Scienza

Prevenzione dei tumori: mangiare o non mangiare? Questo è il dilemma

Non è un blog di medicina. In questo spazio un medico-scrittore ragiona in libertà. La premessa avrebbe dovuto essere fatta prima, ma l’esordio con le protesi al seno di Angelina Jolie, “gancio” comunicativo che chiedeva che mi manifestassi come senologa, ha finto di decretare il destino di un blog che ora va avanti come gli pare. Cioè come pare a me.

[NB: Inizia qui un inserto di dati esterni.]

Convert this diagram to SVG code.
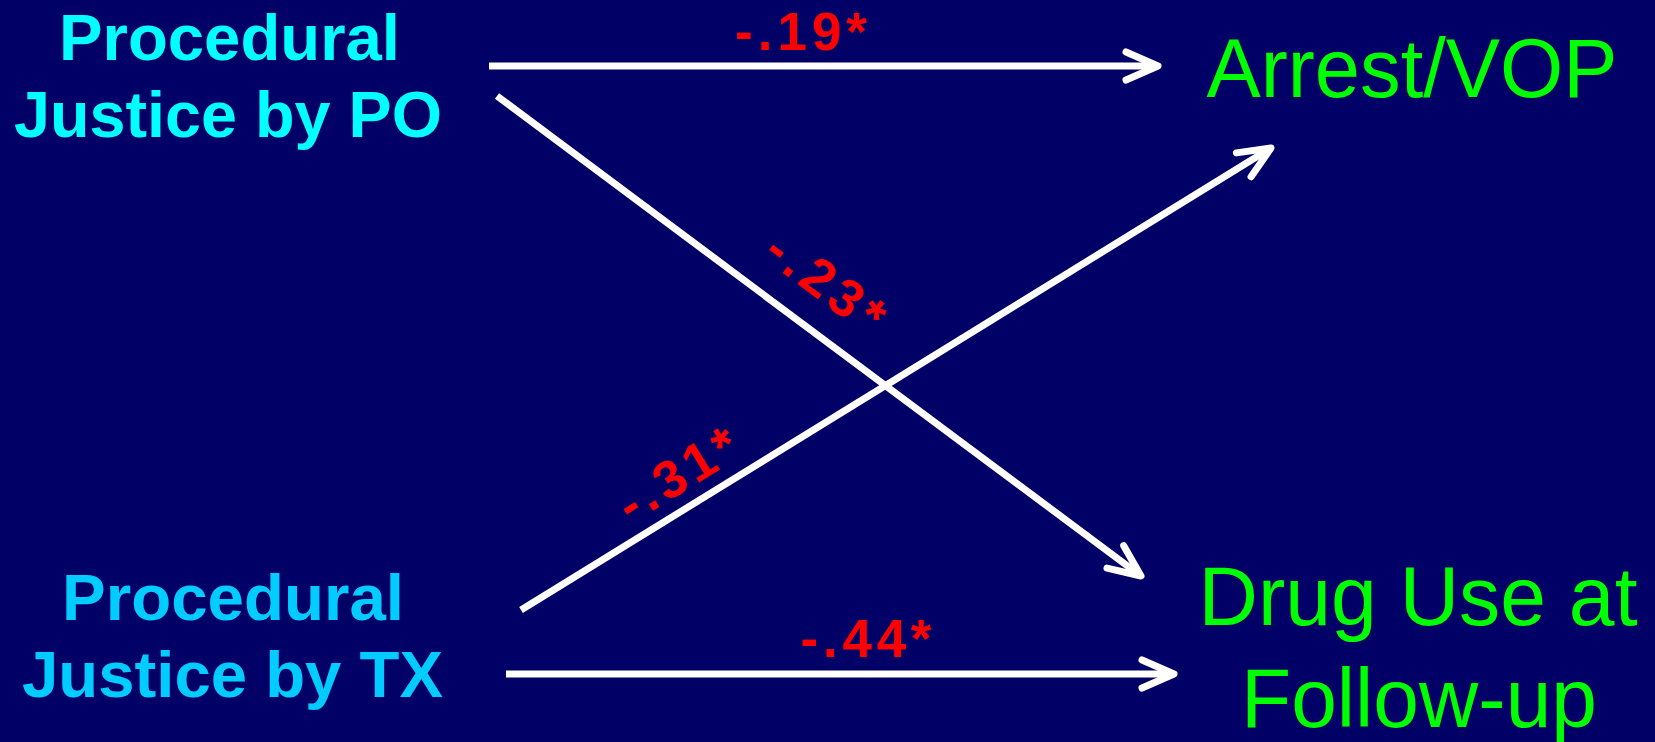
<svg xmlns="http://www.w3.org/2000/svg" width="1655" height="742" viewBox="0 0 1655 742">
<style>
.src{font-family:"Liberation Sans",Arial,sans-serif;font-weight:bold;font-size:64px;}
.dst{font-family:"Liberation Sans",Arial,sans-serif;font-size:84px;fill:#00FF00;}
.lbl{font-family:"Liberation Sans",Arial,sans-serif;font-weight:bold;font-size:53px;fill:#FF0000;}
.conn{stroke:#FFFFFF;stroke-width:7;fill:none;marker-end:url(#arr);}
</style>
<defs>
<marker id="arr" markerUnits="userSpaceOnUse" viewBox="-40 -20 48 40" refX="0" refY="0" markerWidth="48" markerHeight="40" orient="auto">
<path d="M-32,-14 L0,0 L-32,14" fill="none" stroke="#FFFFFF" stroke-width="7" stroke-linecap="round" stroke-linejoin="round"/>
</marker>
</defs>
<rect width="1655" height="742" fill="#000066"/>
<g id="connectors">
<path class="conn" d="M489,66 L1158,66"/>
<path class="conn" d="M506,674 L1174,674"/>
<path class="conn" d="M497,96 L1141,576"/>
<path class="conn" d="M521,610 L1271,148"/>
</g>
<g id="labels">
<text class="lbl" x="801" y="50" text-anchor="middle" textLength="132" lengthAdjust="spacing">-.19*</text>
<text class="lbl" x="866" y="657" text-anchor="middle" textLength="131" lengthAdjust="spacing">-.44*</text>
<text class="lbl" text-anchor="middle" textLength="134" lengthAdjust="spacing" transform="translate(815,297) rotate(36.7)" font-size="55">-.23*</text>
<text class="lbl" text-anchor="middle" textLength="132" lengthAdjust="spacing" transform="translate(687,490) rotate(-31.6)" font-size="55">-.31*</text>
</g>
<g id="node-po">
<text class="src" fill="#00FFFF" x="229.5" y="60" text-anchor="middle" textLength="341" lengthAdjust="spacingAndGlyphs">Procedural</text>
<text class="src" fill="#00FFFF" x="228" y="137" text-anchor="middle" textLength="428" lengthAdjust="spacingAndGlyphs">Justice by PO</text>
</g>
<g id="node-tx">
<text class="src" fill="#00CCFF" x="233" y="620" text-anchor="middle" textLength="342" lengthAdjust="spacingAndGlyphs">Procedural</text>
<text class="src" fill="#00CCFF" x="232.5" y="697" text-anchor="middle" textLength="421" lengthAdjust="spacingAndGlyphs">Justice by TX</text>
</g>
<g id="node-arrest">
<text class="dst" x="1412" y="97" text-anchor="middle" textLength="411" lengthAdjust="spacingAndGlyphs">Arrest/VOP</text>
</g>
<g id="node-drug">
<text class="dst" x="1418" y="625" text-anchor="middle" textLength="439" lengthAdjust="spacingAndGlyphs">Drug Use at</text>
<text class="dst" x="1419" y="727" text-anchor="middle" textLength="356" lengthAdjust="spacingAndGlyphs">Follow-up</text>
</g>
</svg>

Mi è capitato di partecipare a eventi pubblici sulla prevenzione attraverso il cibo. Mi ha colpito il delirio dei “fan” che rincorrono adoranti chef di stampo scientifico-salutista con un conteggio preciso (e ossessivo) dei metalli nella ricotta, del numero di battiti di pinna concessi a un tonno prima che diventi rancido e del fatale, orrido impatto di un microgrammo di carne sull’equilibrio psicofisico. Ricordo una donna che da tre anni non tocca altro che cibi prescritti dai libri sulla prevenzione: mi ha chiesto ansiosa se così ha il “cento per cento” della sicurezza di non ammalarsi. Che tristezza doverle dire “NO”. Mi sono chiesta se non avessimo perso di vista l’equilibrio, me lo chiedo quando leggo i commenti ai blog dove pare ci sia gente che gode nel nutrirsi solo di muschio e licheni nella certezza di non sviluppare tumore. Certezza infondata.

La domanda è: “Sapete che la prevenzione con l’alimentazione regala una percentuale e non la certezza di non ammalarvi?”. E un’altra domanda, più drammatica: “Sapete che anche chi mangia sano può ammalarsi di tumore o patologia cardiovascolare?”. Certo, accade forse (sottolineo il forse) meno, ma non accade. Perché i dati scientifici dicono questo: lo stile di vita conta (un insieme di attività fisica, astensione dai superalcolici e dal fumo – ne ammazza di più una sigaretta che trenta chili di carne rossa, alimentazione corretta) ma arriva fino al massimo al 50% della responsabilità nella salute dell’individuo.

Se proprio vogliamo cercare un fattore che la scienza abbia individuato come utile per la longevità, questo è la restrizione delle calorie, cioè NON mangiare troppo. Che si tratti di alga spirulina o quinoa, di carpaccio di anguria o un trito di noci di macadamia su un letto di soia brasata, dedicarsi a un sanissimo digiuno una volta alla settimana è molto meglio che sbattere la testa sugli stand del supermercato alla ricerca del prodotto vegetale pubblicizzato come un toccasana. Il digiuno è digiuno, per alcune ora si mangia NIENTE. Il niente non è sostituibile da altro che dal niente. Bere tanta acqua e qualche tisana non dolcificata, e fare altro senza pensare al cibo. Solo così l’insulina, ormone fondamentale ma pericoloso per la formazione dei tumori, se ne sta buona nei ranghi senza creare disturbo.

Eppure anche così, anche con il digiuno la certezza non c’è. Detto da chi con Umberto Veronesi ha scritto “La dieta del digiuno”…

Allora? Ce la caviamo con coscienza, inseguiamo i cuochi se sono attraenti ma non ingrassiamo il marketing sguaiato. Informarsi e adottare uno stile di vita sano è un dovere, non permettere che ci illudano lo è altrettanto.